March 4, 2012

Romans 12:1-8
Matthew 25:14-30

This sermon was preached by the Rev. Amanda Currie as part of the St. Andrew’s Stewardship Committee’s program “Growing God’s Gifts.” It is based on a sermon by the Rev. Kenn Stright.

Jesus once told a story of a wealthy landowner who was preparing for a long journey. He called his three servants and divided his money between them, each according to his ability. To one servant he gave five talents, meaning a sum of money – almost unimaginable riches. To a second he gave two talents, and to a third he gave one talent. And even the third received an amount that we would find staggering. But there was a definite dividing according to ability… maybe a better manager, a shrewder investor, who knows what the ability was.

Why is life like that? I don’t know. We are all equal in the eyes of God. We are all guaranteed equal rights under the Constitution. In an election our votes are all equal, at least if we take the time to vote. But when it comes to our abilities, we are as different as different can be. God simply did not make us all the same.

There are some people here who can handle five talents; there are some who can handle only one. But we need the five talented and the one talented alike! There are some people who have great intellectual capabilities, and some who do not. There are some who have the ability to project and articulate their thoughts, and there are some who cannot. There are some who have physical prowess and attractive looks, and there are some who do not.

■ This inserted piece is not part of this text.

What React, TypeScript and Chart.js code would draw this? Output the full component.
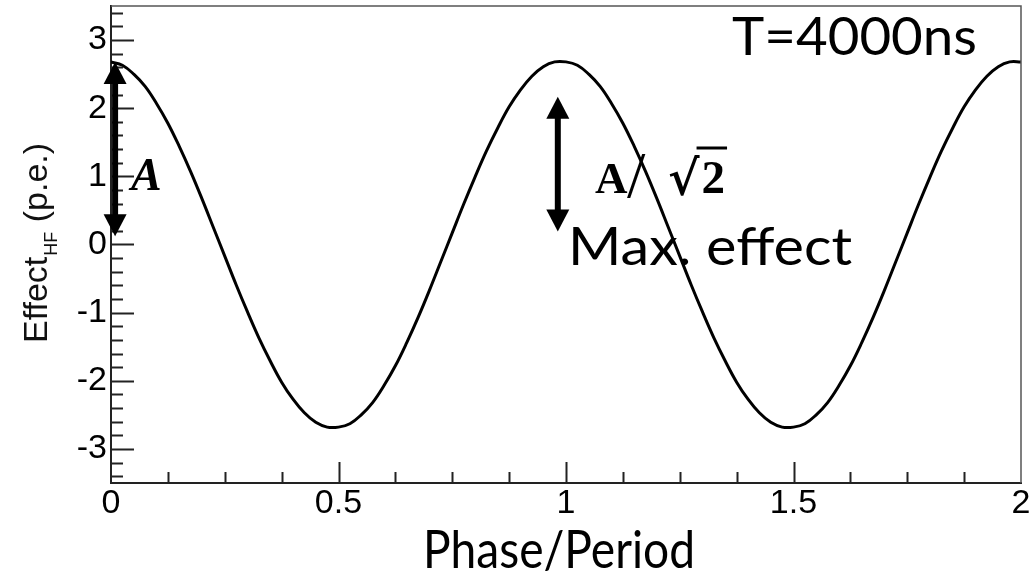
import React, { useEffect, useRef } from "react";
import { Chart, registerables } from "chart.js";

Chart.register(...registerables);

// ---- data ----
const phase = [
  0, 0.025, 0.05, 0.075, 0.1, 0.125, 0.15, 0.175, 0.2, 0.225,
  0.25, 0.275, 0.3, 0.325, 0.35, 0.375, 0.4, 0.425, 0.45, 0.475,
  0.5, 0.525, 0.55, 0.575, 0.6, 0.625, 0.65, 0.675, 0.7, 0.725,
  0.75, 0.775, 0.8, 0.825, 0.85, 0.875, 0.9, 0.925, 0.95, 0.975,
  1.0, 1.025, 1.05, 1.075, 1.1, 1.125, 1.15, 1.175, 1.2, 1.225,
  1.25, 1.275, 1.3, 1.325, 1.35, 1.375, 1.4, 1.425, 1.45, 1.475,
  1.5, 1.525, 1.55, 1.575, 1.6, 1.625, 1.65, 1.675, 1.7, 1.725,
  1.75, 1.775, 1.8, 1.825, 1.85, 1.875, 1.9, 1.925, 1.95, 1.975, 2.0,
];
const effect = [
  2.68, 2.63, 2.5, 2.32, 2.07, 1.78, 1.44, 1.07, 0.67, 0.25,
  -0.17, -0.59, -0.99, -1.37, -1.71, -2.02, -2.27, -2.47, -2.61, -2.68,
  -2.68, -2.63, -2.5, -2.32, -2.07, -1.78, -1.44, -1.07, -0.67, -0.25,
  0.17, 0.59, 0.99, 1.37, 1.71, 2.02, 2.27, 2.47, 2.61, 2.68,
  2.68, 2.63, 2.5, 2.32, 2.07, 1.78, 1.44, 1.07, 0.67, 0.25,
  -0.17, -0.59, -0.99, -1.37, -1.71, -2.02, -2.27, -2.47, -2.61, -2.68,
  -2.68, -2.63, -2.5, -2.32, -2.07, -1.78, -1.44, -1.07, -0.67, -0.25,
  0.17, 0.59, 0.99, 1.37, 1.71, 2.02, 2.27, 2.47, 2.61, 2.68, 2.68,
];
const xTickValues = [0, 0.5, 1, 1.5, 2];
const xTickLabels = ["0", "0.5", "1", "1.5", "2"];
const yTickValues = [-3, -2, -1, 0, 1, 2, 3];
const yTickLabels = ["-3", "-2", "-1", "0", "1", "2", "3"];

const xTitle = "Phase/Period";
const yTitleMain = "Effect";
const yTitleSub = "HF";
const yTitleTail = " (p.e.)";
const periodLabel = "T=4000ns";
const maxLabel = "Max. effect";
const ampLabel = "A";
const ampRootLabel = "A";
const slashLabel = "/";
const rootSign = "\u221A";
const rootArg = "2";

// arrows: [phase, from effect, to effect]
const arrowFull = [0.009, 2.68, 0.12];
const arrowRoot = [0.982, 2.17, 0.19];

const W = 1031;
const H = 577;

function fitText(ctx: CanvasRenderingContext2D, text: string, font: string, x: number, y: number, w: number) {
  ctx.save();
  ctx.font = font;
  ctx.textAlign = "left";
  ctx.textBaseline = "alphabetic";
  const m = ctx.measureText(text).width;
  ctx.translate(x, y);
  ctx.scale(w / m, 1);
  ctx.fillText(text, 0, 0);
  ctx.restore();
}

function drawArrow(ctx: CanvasRenderingContext2D, x: number, y1: number, y2: number) {
  const head = 22;
  const hw = 11.5;
  ctx.save();
  ctx.fillStyle = "#000";
  ctx.strokeStyle = "#000";
  ctx.lineWidth = 6;
  ctx.beginPath();
  ctx.moveTo(x, y1 + head - 2);
  ctx.lineTo(x, y2 - head + 2);
  ctx.stroke();
  ctx.beginPath();
  ctx.moveTo(x, y1);
  ctx.lineTo(x - hw, y1 + head);
  ctx.lineTo(x + hw, y1 + head);
  ctx.closePath();
  ctx.fill();
  ctx.beginPath();
  ctx.moveTo(x, y2);
  ctx.lineTo(x - hw, y2 - head);
  ctx.lineTo(x + hw, y2 - head);
  ctx.closePath();
  ctx.fill();
  ctx.restore();
}

const overlay = {
  id: "overlay",
  afterDraw(chart: any) {
    const ctx: CanvasRenderingContext2D = chart.ctx;
    const { left, right, top, bottom } = chart.chartArea;
    const xs = chart.scales.x;
    const ys = chart.scales.y;
    ctx.save();

    // frame top / right
    ctx.strokeStyle = "#555";
    ctx.lineWidth = 1.5;
    ctx.beginPath();
    ctx.moveTo(left, top);
    ctx.lineTo(right, top);
    ctx.lineTo(right, bottom);
    ctx.stroke();

    // inward ticks
    ctx.strokeStyle = "#222";
    ctx.lineWidth = 2;
    ctx.beginPath();
    for (let i = 1; i < 16; i++) {
      const v = i * 0.125;
      const px = Math.round(xs.getPixelForValue(v)) + 0.5;
      const len = i % 4 === 0 ? 21 : 11;
      ctx.moveTo(px, bottom);
      ctx.lineTo(px, bottom - len);
    }
    for (let i = 0; i <= 34; i++) {
      const v = -3.4 + i * 0.2;
      const py = Math.round(ys.getPixelForValue(v)) + 0.5;
      const len = i % 5 === 2 ? 23 : 12;
      ctx.moveTo(left, py);
      ctx.lineTo(left + len, py);
    }
    ctx.stroke();

    ctx.fillStyle = "#000";

    // y title (rotated, with subscript)
    ctx.save();
    ctx.translate(47, 343);
    ctx.rotate(-Math.PI / 2);
    ctx.textBaseline = "alphabetic";
    ctx.textAlign = "left";
    ctx.fillStyle = "#111";
    const mainFont = '34px "Liberation Sans", Arial, sans-serif';
    const subFont = '18px "Liberation Sans", Arial, sans-serif';
    ctx.font = mainFont;
    ctx.fillText(yTitleMain, 0, 0);
    let off = ctx.measureText(yTitleMain).width + 1;
    ctx.font = subFont;
    ctx.fillText(yTitleSub, off, 10);
    off += ctx.measureText(yTitleSub).width;
    ctx.font = mainFont;
    ctx.fillText(yTitleTail, off, 0);
    ctx.restore();

    // titles / labels
    ctx.fillStyle = "#000";
    fitText(ctx, xTitle, '53px Lato, "Open Sans", sans-serif', 423, 568, 272);
    fitText(ctx, periodLabel, '53px Lato, "Open Sans", sans-serif', 732, 55, 245);
    fitText(ctx, maxLabel, '53px Lato, "Open Sans", sans-serif', 568, 265, 284);

    // arrows
    drawArrow(ctx, xs.getPixelForValue(arrowFull[0]), ys.getPixelForValue(arrowFull[1]), ys.getPixelForValue(arrowFull[2]));
    drawArrow(ctx, xs.getPixelForValue(arrowRoot[0]), ys.getPixelForValue(arrowRoot[1]), ys.getPixelForValue(arrowRoot[2]));

    // A label
    ctx.font = 'italic bold 46px "Liberation Serif", "Times New Roman", serif';
    ctx.textAlign = "left";
    ctx.textBaseline = "alphabetic";
    ctx.fillText(ampLabel, 131, 190);

    // A / sqrt(2)
    ctx.font = 'bold 45px "Liberation Serif", "Times New Roman", serif';
    ctx.fillText(ampRootLabel, 595, 193);
    ctx.font = '66px "Liberation Serif", "Times New Roman", serif';
    ctx.fillText(slashLabel, 627, 197);
    ctx.font = 'bold 48px "DejaVu Serif", "Liberation Serif", serif';
    ctx.fillText(rootSign, 668, 195);
    const rw = ctx.measureText(rootSign).width;
    ctx.font = 'bold 47px "Liberation Serif", "Times New Roman", serif';
    ctx.fillText(rootArg, 668 + rw + 2, 193);
    const aw = ctx.measureText(rootArg).width;
    ctx.lineWidth = 3;
    ctx.strokeStyle = "#000";
    ctx.beginPath();
    ctx.moveTo(668 + rw - 3, 148);
    ctx.lineTo(668 + rw + 4 + aw, 148);
    ctx.stroke();

    ctx.restore();
  },
};

export default function App() {
  const ref = useRef<HTMLCanvasElement | null>(null);
  useEffect(() => {
    if (!ref.current) return;
    const chart = new Chart(ref.current, {
      type: "line",
      data: {
        datasets: [
          {
            data: phase.map((p, i) => ({ x: p, y: effect[i] })),
            borderColor: "#000",
            borderWidth: 3,
            pointRadius: 0,
            fill: false,
            tension: 0.4,
          },
        ],
      },
      options: {
        responsive: false,
        animation: false,
        devicePixelRatio: 1,
        layout: { padding: { top: 6, right: 10, left: 0, bottom: 0 } },
        plugins: { legend: { display: false }, tooltip: { enabled: false } },
        scales: {
          x: {
            type: "linear",
            min: 0,
            max: 2,
            afterBuildTicks: (s: any) => {
              s.ticks = xTickValues.map((v) => ({ value: v }));
            },
            afterFit: (s: any) => {
              s.height = 94;
              s.paddingLeft = 0;
              s.paddingRight = 0;
            },
            ticks: {
              callback: (_v: any, i: number) => xTickLabels[i],
              font: { family: '"Liberation Sans", Arial, sans-serif', size: 34 },
              color: "#000",
              padding: 0,
              maxRotation: 0,
              autoSkip: false,
            },
            grid: { display: false, drawTicks: false },
            border: { display: true, color: "#222", width: 2 },
          },
          y: {
            type: "linear",
            min: -3.5,
            max: 3.5,
            afterBuildTicks: (s: any) => {
              s.ticks = yTickValues.map((v) => ({ value: v }));
            },
            afterFit: (s: any) => {
              s.width = 111;
              s.paddingTop = 0;
              s.paddingBottom = 0;
            },
            ticks: {
              callback: (_v: any, i: number) => yTickLabels[i],
              font: { family: '"Liberation Sans", Arial, sans-serif', size: 34 },
              color: "#000",
              padding: 4,
              autoSkip: false,
            },
            grid: { display: false, drawTicks: false },
            border: { display: true, color: "#222", width: 2 },
          },
        },
      } as any,
      plugins: [overlay],
    });
    return () => chart.destroy();
  }, []);
  return (
    <div style={{ position: "fixed", left: 0, top: 0, width: W, height: H, background: "#fff" }}>
      <canvas ref={ref} width={W} height={H} style={{ display: "block" }} />
    </div>
  );
}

The important thing to remember is that each servant was given something. No one was left idle. You may not be a five-talent person, but you have some talent. We all do. And you know something? I think that there are a whole lot more one and two talent people in this world than there are five talent people. Oh, there are some people who seem to have it all! I won’t deny that. But most of us are just one or two talent servants.

The landowner now went on his journey. When he returned he called together his three servants and asked them to give an account. It seems that the five talent man had invested his talent and was able to return an additional five talents, a 100% return. So too, the two talent man doubles his money. Well done, good and faithful servant!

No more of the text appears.